Most recently, ACU has sponsored trips to Haiti and/or Guatemala. The nursing program also takes trips to both locations at different times, Powell said. In Haiti, the students work with either Promise for Haiti or LiveBeyond. In Guatemala, they work with Health Talents International and Adonai Ministries.
Powell said the university is careful to choose ministries that are excellent models of partnership with local communities.
“Our hope,” Powell said, “is that the students will be inspired to see how they might serve in underserved areas when they have completed their medical training.”
She needn’t look any further than Sabrina Zeiler for confirmation that the students are, indeed, inspired. Zeiler, a senior nursing major from Carrollton, was fortunate to get to help in the operating room, with pediatrics, and with labor and delivery during the Haiti trip. Zeiler was happy to share the knowledge she has accumulated at ACU, but she was just as pleased with what she experienced – an awareness that the people being served had something to offer, too.
“It was awesome to learn from them,” Zeiler said, instead of being the teacher.
The students often find themselves doing the basic essentials such as restocking shelves, folding gauze, or entertaining children while parents are seen by a physician.

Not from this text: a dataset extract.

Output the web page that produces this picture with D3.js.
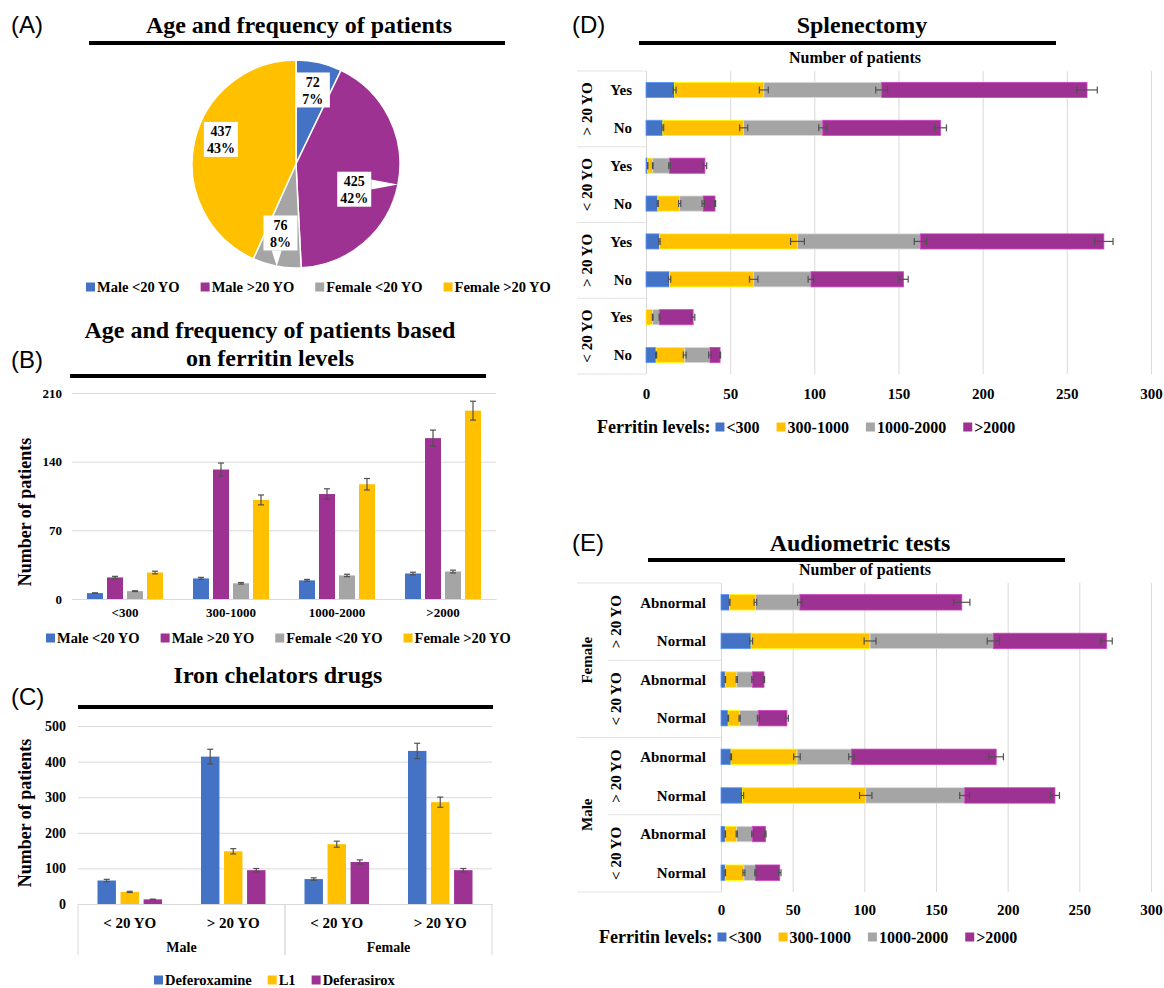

If a visiting surgical team is one site, the students may get to shadow the team or help in patient recovery areas.
Whether performing menial tasks or watching trained doctors in action, the students are learning, Powell noted. They learn about other cultures and about how medicine is practiced in other cultures.
“And,” Powell said, “they learn about the challenges that many face due to lack of medical care and lack of resources.”
Before leaving the ACU campus, the students learn about the culture they will be working in. They learn the importance of respectful interactions and they learn about customs that might be different from what they know. And, of course, prayer is part of the experience.
“We pray for those with whom we will interact before we leave,” Powell said. “We pray for the humility to be open to the things we need to learn during our time with the ministry.”
When the group returns, Powell said, they talk about what they learned, how they were changed, and what they wish to remember to help with their spiritual formation.
Aleksander Cook is a sophomore biochemistry major from Flower Mound. He is in the pre-med track and no stranger to mission trips. Before the Haiti experience, he had been on three trips to India to work in an orphanage. He loves the opportunity to serve.
Cook, inspired by his grandmother’s death due to cancer, plans a career in surgical oncology. But, thanks to trips like the one working with Promise for Haiti, Cook will take his love of missions with him, wherever he practices.
“I would love to make that a priority,” he said.